MDC says monetary policy and fiscal measures are a toxic concoction

MDC says monetary policy and fiscal measures are a toxic concoction

In the monetary policy statement, it is clear that only the working people are going to lose value. The “know your client” principle referred will affect mostly the poor who have not earned value from international sources in a long time.

Then comes the insanity around foreigners paying for services in forex, this is an unenforceable insanity. The gentlemen are probably intoxicated by a high grade of Indian hemp so potent that it needs to be protected by a patent.

This creates a whole lot of problems including the introduction of middlemen in purchases of basic goods.

We have always stated that the bond note must be repealed, that would be the end of story. The move to create two types of accounts borders on illegality, such acts must never happen in a democratic society.

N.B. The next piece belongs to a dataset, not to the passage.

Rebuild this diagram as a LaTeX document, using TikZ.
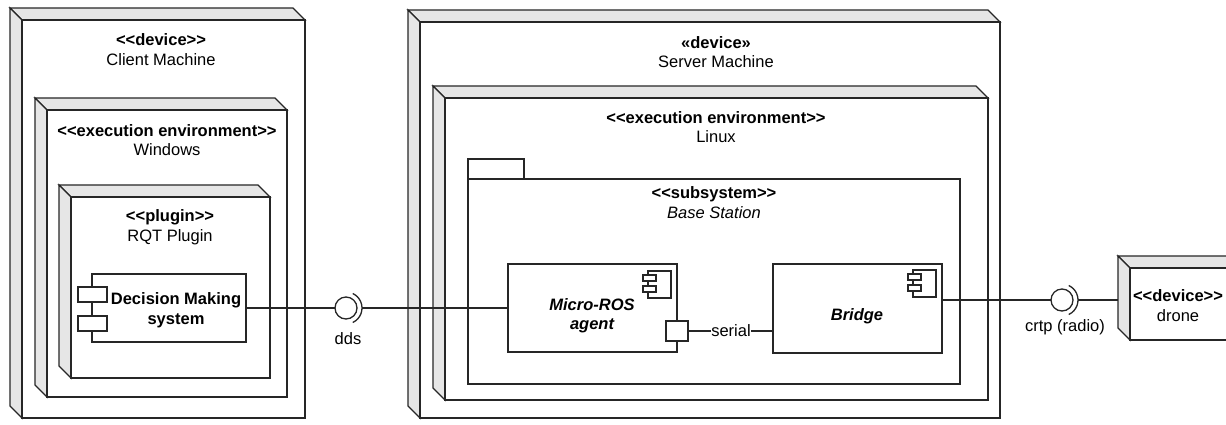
\documentclass[tikz,border=0pt]{standalone}
\usepackage{fontspec}
\usetikzlibrary{calc}
\setmainfont{Liberation Sans}
\definecolor{lc}{HTML}{262626}
\definecolor{pg}{HTML}{E6E6E6}
\newcommand{\st}[1]{<\kern0pt<#1>\kern0pt>}
\newcommand{\nodebox}[6]{%
  \draw[panel] (#2,#3) -- ({#2-#6},{#3-#6}) -- ({#4-#6},{#3-#6}) -- (#4,#3) -- cycle;
  \draw[panel] (#2,#3) -- ({#2-#6},{#3-#6}) -- ({#2-#6},{#5-#6}) -- (#2,#5) -- cycle;
  \node[face, minimum width={(#4-#2)*1pt}, minimum height={(#5-#3)*1pt}] (#1) at (#2,#3) {};
}
\newcommand{\compicon}[3]{%
  \draw[ln, fill=white] (#2,#3) rectangle ({#2+23},{#3+27});
  \draw[ln, fill=white] ({#2-5},{#3+4}) rectangle ({#2+8},{#3+10});
  \draw[ln, fill=white] ({#2-5},{#3+15}) rectangle ({#2+8},{#3+21});
}
\tikzset{
  ln/.style={draw=lc, line width=1.3pt},
  panel/.style={ln, fill=pg, line join=miter},
  face/.style={ln, fill=white, inner sep=0pt, outer sep=0pt, anchor=north west},
  lbl/.style={font=\fontsize{16.5}{19.5}\selectfont, inner sep=0pt, align=center, text=black},
  iface/.style={ln, circle, fill=white, minimum size=22pt, inner sep=0pt, outer sep=0pt},
}
\begin{document}
\begin{tikzpicture}[x=1pt, y=-1pt]
\useasboundingbox (0,0) rectangle (1226,424);
\begin{scope}
\clip (0,0) rectangle (1226,424);
% Client machine
\nodebox{client}{22}{20}{305}{418}{12}
\node[lbl] (clientlbl) at (161,49.5) {{\bfseries \st{device}}\\Client Machine};
\nodebox{win}{47}{110}{287}{397}{12}
\node[lbl] (winlbl) at (167,140) {{\bfseries \st{execution environment}}\\Windows};
\nodebox{plugin}{71}{197}{270}{378}{12}
\node[lbl] (pluginlbl) at (170,227) {{\bfseries \st{plugin}}\\RQT Plugin};
\node[face, minimum width=154pt, minimum height=68pt] (dm) at (92,274) {};
\draw[ln, fill=white] (78,287) rectangle (107,302);
\draw[ln, fill=white] (78,316) rectangle (107,331);
\node[lbl, font=\fontsize{16.5}{19.5}\selectfont\bfseries] (dmlbl) at (176,310) {Decision Making\\system};

% Server machine
\nodebox{server}{420}{22}{1000}{418}{12}
\node[lbl] (serverlbl) at (716,52) {{\bfseries «device»}\\Server Machine};
\nodebox{linux}{445}{98}{988}{400}{12}
\node[lbl] (linuxlbl) at (716,127) {{\bfseries \st{execution environment}}\\Linux};
\draw[ln, fill=white] (468,159) rectangle (524,179);
\node[face, minimum width=492pt, minimum height=205pt] (bs) at (468,179) {};
\node[lbl] (bslbl) at (714,202.5) {{\bfseries \st{subsystem}}\\\itshape Base Station};

\node[face, minimum width=169pt, minimum height=88pt] (mra) at (508,264) {};
\compicon{mraicon}{648}{271}
\node[lbl, font=\fontsize{16.5}{19.5}\selectfont\bfseries\itshape] (mralbl) at (592,315.5) {Micro-ROS\\agent};
\node[face, minimum width=169pt, minimum height=89pt] (br) at (773,264) {};
\compicon{bricon}{913}{270}
\node[lbl, font=\fontsize{16.5}{19.5}\selectfont\bfseries\itshape] (brlbl) at (857,316) {Bridge};
\node[ln, fill=white, minimum width=22pt, minimum height=20pt, inner sep=0pt, outer sep=0pt] (port) at (677,331) {};
\node[lbl, inner sep=0.5pt] (serial) at (731,331) {serial};

% Drone
\nodebox{drone}{1130}{268}{1245}{340}{12}
\node[lbl] (dronelbl) at (1178,305.5) {{\bfseries \st{device}}\\drone};
\end{scope}

% Interfaces
\node[iface] (dds) at (346,308) {};
\draw[ln] (dds.center) ++(-65:16pt) arc[start angle=-65, end angle=65, radius=16pt];
\coordinate (ddsr) at ($(dds.center)+(16pt,0)$);
\node[lbl] (ddslbl) at (348,339) {dds};

\node[iface] (crtp) at (1062,300) {};
\draw[ln] (crtp.center) ++(-65:16pt) arc[start angle=-65, end angle=65, radius=16pt];
\coordinate (crtpr) at ($(crtp.center)+(16pt,0)$);
\node[lbl] (crtplbl) at (1065,327) {crtp (radio)};
\coordinate (dronein) at (1118,300);

% Connectors
\draw[ln] (dm.east) -- (dm.east -| dds.west);
\draw[ln] (ddsr) -- (ddsr -| mra.west);
\draw[ln] (port.east) -- (serial.west);
\draw[ln] (serial.east) -- (serial.east -| br.west);
\draw[ln] (br.east |- crtp.west) -- (crtp.west);
\draw[ln] (crtpr) -- (dronein);
\end{tikzpicture}
\end{document}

The government is introducing a new currency through the back door in violation of the RBZ Act with all its flaws.

The government has demonstrated capacity to raid accounts whenever they are desperate, they will at some point raid the NOSTRO accounts.

As of now even by Ncube’s confirmation RBZ net claims against the government have exceeded the legislated limit by more than 300%.

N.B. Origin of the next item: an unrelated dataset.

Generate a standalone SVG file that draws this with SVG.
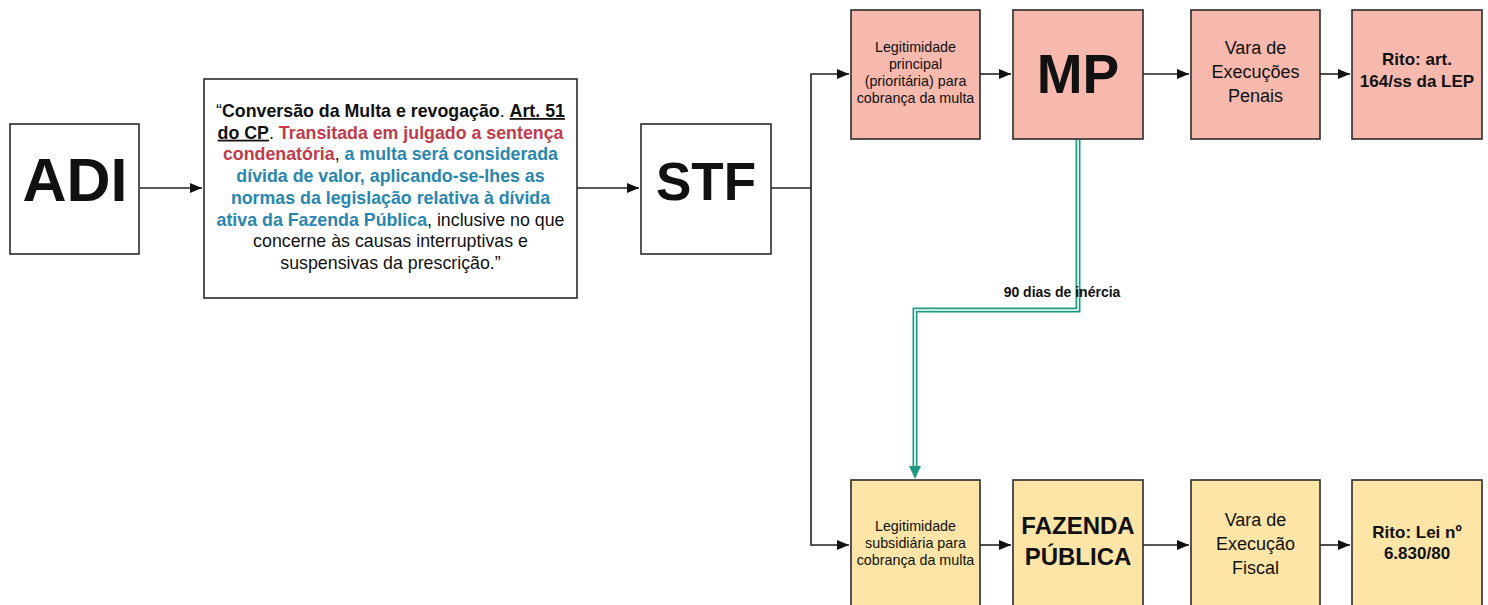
<svg xmlns="http://www.w3.org/2000/svg" width="1488" height="605" viewBox="0 0 1488 605">
<style>
text{font-family:"Liberation Sans",Arial,sans-serif;fill:#111;}
.box{stroke:#2b2b2b;stroke-width:1.6;}
.w{fill:#fff;}
.p{fill:#f7b8ad;}
.y{fill:#fce5a6;}
.b{font-weight:bold;}
.c{text-anchor:middle;}
.q{font-size:17.8px;}
.red{fill:#c23b4b;font-weight:bold;}
.blue{fill:#2a86ae;font-weight:bold;}
.u{text-decoration:underline;font-weight:bold;}
.conn{fill:none;stroke:#222;stroke-width:1.6;}
</style>
<defs>
<marker id="ah" markerUnits="userSpaceOnUse" markerWidth="14" markerHeight="12" refX="12" refY="5" orient="auto">
<path d="M0,0 L12,5 L0,10 Z" fill="#111"/>
</marker>
</defs>

<g id="connectors">
<path class="conn" d="M140,188 H202" marker-end="url(#ah)"/>
<path class="conn" d="M577,188 H639" marker-end="url(#ah)"/>
<path class="conn" d="M771,188 H811 V74 H849" marker-end="url(#ah)"/>
<path class="conn" d="M811,188 V545 H849" marker-end="url(#ah)"/>
<path class="conn" d="M980,74 H1011" marker-end="url(#ah)"/>
<path class="conn" d="M1143,74 H1189" marker-end="url(#ah)"/>
<path class="conn" d="M1320,74 H1350" marker-end="url(#ah)"/>
<path class="conn" d="M980,545 H1011" marker-end="url(#ah)"/>
<path class="conn" d="M1143,545 H1189" marker-end="url(#ah)"/>
<path class="conn" d="M1320,545 H1350" marker-end="url(#ah)"/>
<g id="inercia">
<path d="M1078,139 V310 H915 V466" fill="none" stroke="#1f9a82" stroke-width="5"/>
<path d="M1078,139 V310 H915 V466" fill="none" stroke="#ffffff" stroke-width="1.6"/>
<path d="M909,466 L921,466 L915,479 Z" fill="#1f9a82"/>
<text class="b c" x="1062" y="297" font-size="14">90 dias de inércia</text>
</g>
</g>

<g id="adi">
<rect class="box w" x="10" y="124" width="129" height="130"/>
<text class="b c" x="75" y="201" font-size="61">ADI</text>
</g>

<g id="citacao">
<rect class="box w" x="204" y="79" width="373" height="219"/>
<text class="c q" x="390.5" y="117">“<tspan class="b">Conversão da Multa e revogação</tspan>. <tspan class="u">Art. 51</tspan></text>
<text class="c q" x="390.5" y="138.7"><tspan class="u">do CP</tspan>. <tspan class="red">Transitada em julgado a sentença</tspan></text>
<text class="c q" x="390.5" y="160.4"><tspan class="red">condenatória</tspan>, <tspan class="blue">a multa será considerada</tspan></text>
<text class="c q blue" x="390.5" y="182.1">dívida de valor, aplicando-se-lhes as</text>
<text class="c q blue" x="390.5" y="203.8">normas da legislação relativa à dívida</text>
<text class="c q" x="390.5" y="225.5"><tspan class="blue">ativa da Fazenda Pública</tspan>, inclusive no que</text>
<text class="c q" x="390.5" y="247.2">concerne às causas interruptivas e</text>
<text class="c q" x="390.5" y="268.9">suspensivas da prescrição.”</text>
</g>

<g id="stf">
<rect class="box w" x="641" y="124" width="130" height="130"/>
<text class="b c" x="706" y="200" font-size="53">STF</text>
</g>

<g id="legit-principal">
<rect class="box p" x="851" y="10" width="129" height="129"/>
<text class="c" x="915.5" y="52" font-size="14.3">Legitimidade</text>
<text class="c" x="915.5" y="69" font-size="14.3">principal</text>
<text class="c" x="915.5" y="86" font-size="14.3">(prioritária) para</text>
<text class="c" x="915.5" y="103" font-size="14.3">cobrança da multa</text>
</g>

<g id="mp">
<rect class="box p" x="1013" y="10" width="130" height="129"/>
<text class="b c" x="1078" y="93" font-size="55">MP</text>
</g>

<g id="vep">
<rect class="box p" x="1191" y="10" width="129" height="129"/>
<text class="c" x="1255.5" y="54" font-size="18">Vara de</text>
<text class="c" x="1255.5" y="78" font-size="18">Execuções</text>
<text class="c" x="1255.5" y="102" font-size="18">Penais</text>
</g>

<g id="rito-lep">
<rect class="box p" x="1352" y="10" width="130" height="129"/>
<text class="b c" x="1417" y="65" font-size="17">Rito: art.</text>
<text class="b c" x="1417" y="87" font-size="17">164/ss da LEP</text>
</g>

<g id="legit-subsidiaria">
<rect class="box y" x="851" y="480" width="129" height="130"/>
<text class="c" x="915.5" y="531" font-size="14.3">Legitimidade</text>
<text class="c" x="915.5" y="548" font-size="14.3">subsidiária para</text>
<text class="c" x="915.5" y="565" font-size="14.3">cobrança da multa</text>
</g>

<g id="fazenda">
<rect class="box y" x="1013" y="480" width="130" height="130"/>
<text class="b c" x="1078" y="534" font-size="24">FAZENDA</text>
<text class="b c" x="1078" y="565" font-size="24">PÚBLICA</text>
</g>

<g id="vef">
<rect class="box y" x="1191" y="480" width="129" height="130"/>
<text class="c" x="1255.5" y="526" font-size="18">Vara de</text>
<text class="c" x="1255.5" y="550" font-size="18">Execução</text>
<text class="c" x="1255.5" y="574" font-size="18">Fiscal</text>
</g>

<g id="rito-lef">
<rect class="box y" x="1352" y="480" width="130" height="130"/>
<text class="b c" x="1417" y="538" font-size="17">Rito: Lei nº</text>
<text class="b c" x="1417" y="559" font-size="17">6.830/80</text>
</g>
</svg>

Ncube even states that the government will not stop issuing toxic treasury bills, he instead modifies them and tries to bring in an auction element which will not curtail government spending.

These so-called measures are half baked, we therefore restate the following suggestions we made in our SMART policy document.

  1. Fiscal consolidation by, inter alia, pursuing of a primary balance and restoration of balanced budgeting.
  2. Rationalisation of expenditure and improving the expenditure mix.

iii. Building capacity on revenue management and strengthening public finance management systems.

  1. Taking measures to reduce debt and improving debt management to reduce the risk of inflationary pressures, crowding out of private sector activity and exacerbation of liquidity shortages.
  2. Expediting State Owned Enterprise (SOE) Reform.
  3. Rationalisation of the public service and elimination of ghost workers to reduce employment cost to 30% of total expenditure.

vii. Expansion of the revenue base through increased productivity, and expansion of the economy.

viii. Immediate resolution of the cash crisis by addressing confidence issues, scrapping the bond note, strengthening the multiple currency regime.